ALBERTA MUSICIAN RYLAND MORANZ SHARES BRAND NEW ALBUM, BETTER/WORSE
Alberta musician Ryland Moranz shares his new album Better/Worse out now on all digital streaming platforms via Tonic Records. Ryland is also featuring ‘A New Civil War’ as the third single/video from the album, following previous singles ‘When I’m Gone‘ and ‘The Hell Of This Town‘.
‘A New Civil War’ arrives as a timely and poignant commentary on the cultural polarization and hostility that has taken root in our current society. Known for his ability to blend folk, bluegrass, and Americana with deep personal reflection, Ryland uses this song to address a broader societal crisis: the divisive nature of reactionism and the consequences of rejecting those who disagree.
“‘A New Civil War’ is a protest to reactionism and a reflection on the consequences of uninhibited othering,” says Ryland. “While conflict is inherent to the entropy of the cosmos, we have entered a cultural era of oppositional fetishism.
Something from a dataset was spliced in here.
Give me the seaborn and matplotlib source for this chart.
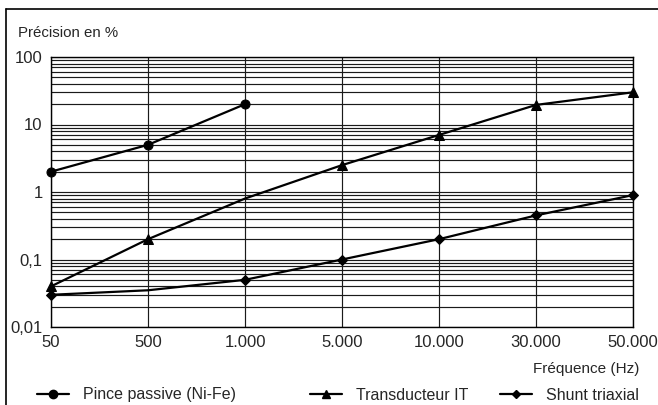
import numpy as np
import pandas as pd
import matplotlib
matplotlib.use("Agg")
import matplotlib.pyplot as plt
import seaborn as sns
from matplotlib.lines import Line2D
from matplotlib.ticker import FixedLocator, LogLocator, NullFormatter

# Données
frequences = ["50", "500", "1.000", "5.000", "10.000", "30.000", "50.000"]
pince = [2, 5, 20, np.nan, np.nan, np.nan, np.nan]
transducteur = [0.04, 0.2, 0.8, 2.5, 7, 19.5, 30]
shunt = [0.03, 0.035, 0.05, 0.1, 0.2, 0.45, 0.9]
# points avec marqueur (les autres sont seulement sur la courbe)
marques_pince = [0, 1, 2]
marques_transducteur = [0, 1, 3, 4, 5, 6]
marques_shunt = [0, 2, 3, 4, 5, 6]

series = ["Pince passive (Ni-Fe)", "Transducteur IT", "Shunt triaxial"]
marqueurs = {"Pince passive (Ni-Fe)": "o", "Transducteur IT": "^", "Shunt triaxial": "D"}
tailles = {"Pince passive (Ni-Fe)": 6.5, "Transducteur IT": 6.5, "Shunt triaxial": 4.8}

df = pd.DataFrame({
    "x": list(range(len(frequences))) * 3,
    "valeur": pince + transducteur + shunt,
    "serie": np.repeat(series, len(frequences)),
})

sns.set_style("white")
plt.rcParams["font.family"] = ["Liberation Sans", "DejaVu Sans"]

fig = plt.figure(figsize=(6.58, 4.05), dpi=100)
ax = fig.add_axes([51 / 658, 1 - 327 / 405, (633 - 51) / 658, (327 - 57) / 405])

ax.set_yscale("log")
ax.set_ylim(0.01, 100)
ax.set_xlim(0, len(frequences) - 1)

# grille
ax.yaxis.set_major_locator(LogLocator(base=10, numticks=10))
ax.yaxis.set_minor_locator(LogLocator(base=10, subs=np.arange(2, 10), numticks=20))
ax.yaxis.set_minor_formatter(NullFormatter())
ax.grid(True, which="both", axis="y", color="#1a1a1a", linewidth=0.85)
ax.xaxis.set_major_locator(FixedLocator(range(len(frequences))))
ax.grid(True, which="major", axis="x", color="#1a1a1a", linewidth=0.85)
ax.set_axisbelow(True)

marques = {"Pince passive (Ni-Fe)": marques_pince,
           "Transducteur IT": marques_transducteur,
           "Shunt triaxial": marques_shunt}
for s in series:
    d = df[df["serie"] == s].dropna()
    sns.lineplot(data=d, x="x", y="valeur", ax=ax, color="black", linewidth=1.6,
                 marker=marqueurs[s], markersize=tailles[s], markevery=marques[s],
                 markeredgecolor="black", legend=False, clip_on=False, zorder=5)

ax.set_xticks(range(len(frequences)))
ax.set_xticklabels(frequences, fontsize=12)
ax.set_yticks([0.01, 0.1, 1, 10, 100])
ax.set_yticklabels(["0,01", "0,1", "1", "10", "100"], fontsize=12)
ax.tick_params(axis="both", which="major", length=4, width=0.8, color="black", pad=2)
ax.tick_params(axis="y", which="minor", length=0)
ax.set_xlabel("")
ax.set_ylabel("")
for sp in ax.spines.values():
    sp.set_color("black")
    sp.set_linewidth(1.0)

fig.text(18 / 658, 1 - 33 / 405, "Précision en %", fontsize=10.8, va="center", ha="left")
fig.text(639 / 658, 1 - 369 / 405, "Fréquence (Hz)", fontsize=11, va="center", ha="right")

# légende en bas, trois entrées placées séparément
positions = [37, 310, 500]
for s, px in zip(series, positions):
    h = Line2D([], [], color="black", linewidth=1.6, marker=marqueurs[s],
               markersize=tailles[s] - 0.5)
    fig.legend([h], [s], loc="center left", bbox_to_anchor=(px / 658, 1 - 395 / 405),
               frameon=False, fontsize=11.5, handlelength=2.0, handletextpad=0.9,
               borderpad=0, borderaxespad=0)

# cadre autour de la figure
fig.add_artist(Line2D([5.5 / 658, 5.5 / 658], [0, 1 - 9 / 405], color="black",
                      linewidth=1.2, transform=fig.transFigure))
fig.add_artist(Line2D([5.5 / 658, 1], [1 - 9 / 405, 1 - 9 / 405], color="black",
                      linewidth=1.2, transform=fig.transFigure))

fig.savefig("out.png", dpi=100)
The desire isn’t simply to be right, but to prove those who disagree devastatingly wrong and foolish. Where do we go from here if none of us can let the other off the hook? And when did we choose to live like this? I wanted to write something that expressed a third alternative to right and wrong. To hope to be right and practice being wrong.”
Recorded by John Raham at Barnhouse Studios in Qualicum, BC, and produced by Ryland and Leeroy Stagger, Better/Worse, takes an earnest snapshot of a world emerging from the brink, or rather, from one brink to another. A spiritual successor to Ryland’s acclaimed 2021 offering XO, 1945, Better/Worse turns the focus from where we have been to where we may be going.
Says Ryland:
“This album is a mixture of the universal and the deeply personal. The idea that everything is simultaneously better and worse for the people in it has become a common ponderance of mine in the years since our collective forced vacation. Better/Worse is my attempt at focusing a lens less on the contrast between the two and more on the collective commonality of the paired, symbiotic conditions. During the writing of the album, I was nearing a breakthrough in my mental health, with which I’ve frequently struggled and continue still to do so. The result is my most hopeful answer to a world in search of the shared responsibility of existence.”